Many survivors have very understandable fears around what they will have to disclose about themselves in an ‘assessment’ session. Some feel that they need to tell the therapist everything about themselves in order to be ‘fair’ to the therapist. However, this is not the case. You need to strike a balance between respecting your own privacy, and especially your alters’ right to privacy and safety, and saying enough to ensure that the therapist is sufficiently informed about your needs and likely treatment path. If the therapist feels that they are not competent or sufficiently trained to work with you, they will say. But even if you don’t want to say anything at all, that is okay too. Again, you need to feel safe and in control. Many survivors blurt everything out, because they feel that if they don’t then they are somehow lying or being deceptive, only for that unwarranted disclosure to cause problems for other parts of themselves as they then feel exposed and vulnerable. Therapists do not require a full life history in the first session, and especially where trauma is concerned, it is not wise to start down that path until there is enough safety in the relationship to keep things stable. Therapists working from certain schools of thought (eg psychodynamic) will place more emphasis on past events, whilst others (eg Gestalt) may focus more on how you are in the ‘here and now’. It is certainly therefore not essential for you to disclose an entire life history, which can be a relief for many whose histories are either traumatic or muffled by amnesia.

There is a wide range of opinion about how to work effectively in clinical practice with dissociative disorders. Some people believe that you should work only with the presenting ‘adult’ and that alters or parts should be dissuaded from appearing, as it is felt that this reinforces the dissociation and is unhelpful therapeutically.
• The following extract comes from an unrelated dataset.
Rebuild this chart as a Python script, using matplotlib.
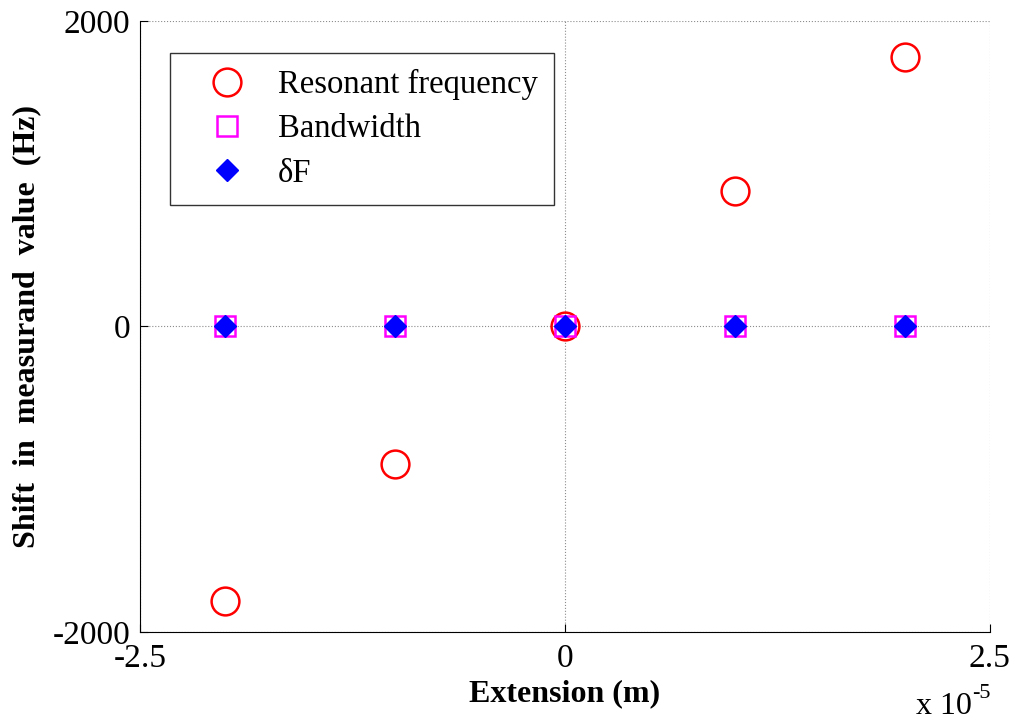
import numpy as np
import matplotlib.pyplot as plt
from matplotlib.ticker import FuncFormatter

# data (extension in m, shifts in Hz)
extension = np.array([-2, -1, 0, 1, 2]) * 1e-5
res_freq = [-1800, -900, 0, 885, 1765]
bandwidth = [0, 0, 0, 0, 0]
delta_f = [0, 0, 0, 0, 0]

xticks = [-2.5e-5, 0, 2.5e-5]
yticks = [-2000, 0, 2000]

plt.rcParams['font.family'] = ['Liberation Serif', 'DejaVu Serif']
plt.rcParams['axes.unicode_minus'] = False

fig = plt.figure(figsize=(10.15, 7.27), dpi=100)
ax = fig.add_axes([0.138, 0.1307, 0.837, 0.8405])

ax.plot(extension, res_freq, 'o', ls='none', mfc='none', mec='red', mew=1.8,
        ms=20, label='Resonant frequency')
ax.plot(extension, bandwidth, 's', ls='none', mfc='none', mec='magenta', mew=1.8,
        ms=14, label='Bandwidth')
ax.plot(extension, delta_f, 'D', ls='none', mfc='blue', mec='blue',
        ms=11, label='\u03b4F')

ax.set_xlim(-2.5e-5, 2.5e-5)
ax.set_ylim(-2000, 2000)
ax.set_xticks(xticks)
ax.set_yticks(yticks)
ax.xaxis.set_major_formatter(FuncFormatter(lambda v, p: '0' if v == 0 else '%g' % (v / 1e-5)))
ax.tick_params(direction='in', length=6, labelsize=24, width=0.8)
ax.tick_params(axis='y', pad=7)
ax.tick_params(axis='x', pad=8)
ax.grid(True, ls=':', color='0.55', lw=0.8)

ax.spines['top'].set_visible(False)
ax.spines['right'].set_visible(False)

ax.set_xlabel('Extension (m)', fontsize=23, fontweight='bold', labelpad=4)
ax.set_ylabel('Shift  in  measurand  value  (Hz)', fontsize=23, fontweight='bold', labelpad=8)

# MATLAB-style exponent under the right end of the x axis
fig.text(972 / 1015, 1 - 714 / 727, 'x 10', fontsize=23, ha='right', va='baseline')
fig.text(972 / 1015, 1 - 703 / 727, '-5', fontsize=16, ha='left', va='bottom')

leg = ax.legend(loc='upper left', bbox_to_anchor=(0.035, 0.948), borderaxespad=0,
                fontsize=23.5, frameon=True, fancybox=False, edgecolor='black',
                handletextpad=0.3, borderpad=0.5, labelspacing=0.42, handlelength=2.5)
leg.get_frame().set_linewidth(1.0)

fig.savefig('out.png', dpi=100)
Carolyn’s two therapists have never taken this line, and I believe that it has been evidently helpful for her to have a place where each and every part of her is welcome and valued. At the same time, her therapy has also worked to strengthen her as the core ‘adult’ and to encourage her to take responsibility for her recovery and for all the dissociated parts of herself. This is not an easy balance to strike and it hasn’t always been done perfectly! But overall the extent of Carolyn’s recovery is testament to the successful approaches both her therapists took with her, even if they at the time felt that there was an element of ‘white water rafting’ and even ‘the blind leading the blind’! If you feel strongly that you want your alters to participate in therapy (and not everyone does) then obviously it is important to establish with potential therapists that this is how they work. An open-ended question such as “What would you do if one of my parts came out?” is a helpful way to establish where a therapist is coming from without it being a leading question!

For some people, finding a therapist just ‘happens’, as someone is recommended to them or they find their details almost by accident. For others, it is a long, painful task with many discouragements. But the key is to keep looking, and to keep trying. Even seemingly insurmountable obstacles, such as a lack of money or transport, can be overcome over time or through asking the right questions of the right people. “Not yet” is a good stance to take when faced with an obstacle: “It’s not yet possible, but I’m going to keep on trying.” Certainly the benefits of long-term, individual therapy are worth waiting for. If the NHS is able to provide that therapy, then all well and good. But no-one should feel that that is their only option. We know only too well that there are hundreds if not thousands of therapists in this country who are passionate about what they do and are willing to work with people in the most extreme of circumstances, because they want to see people recover. Help is available, even though it may sometimes be hard to find. Don’t give up!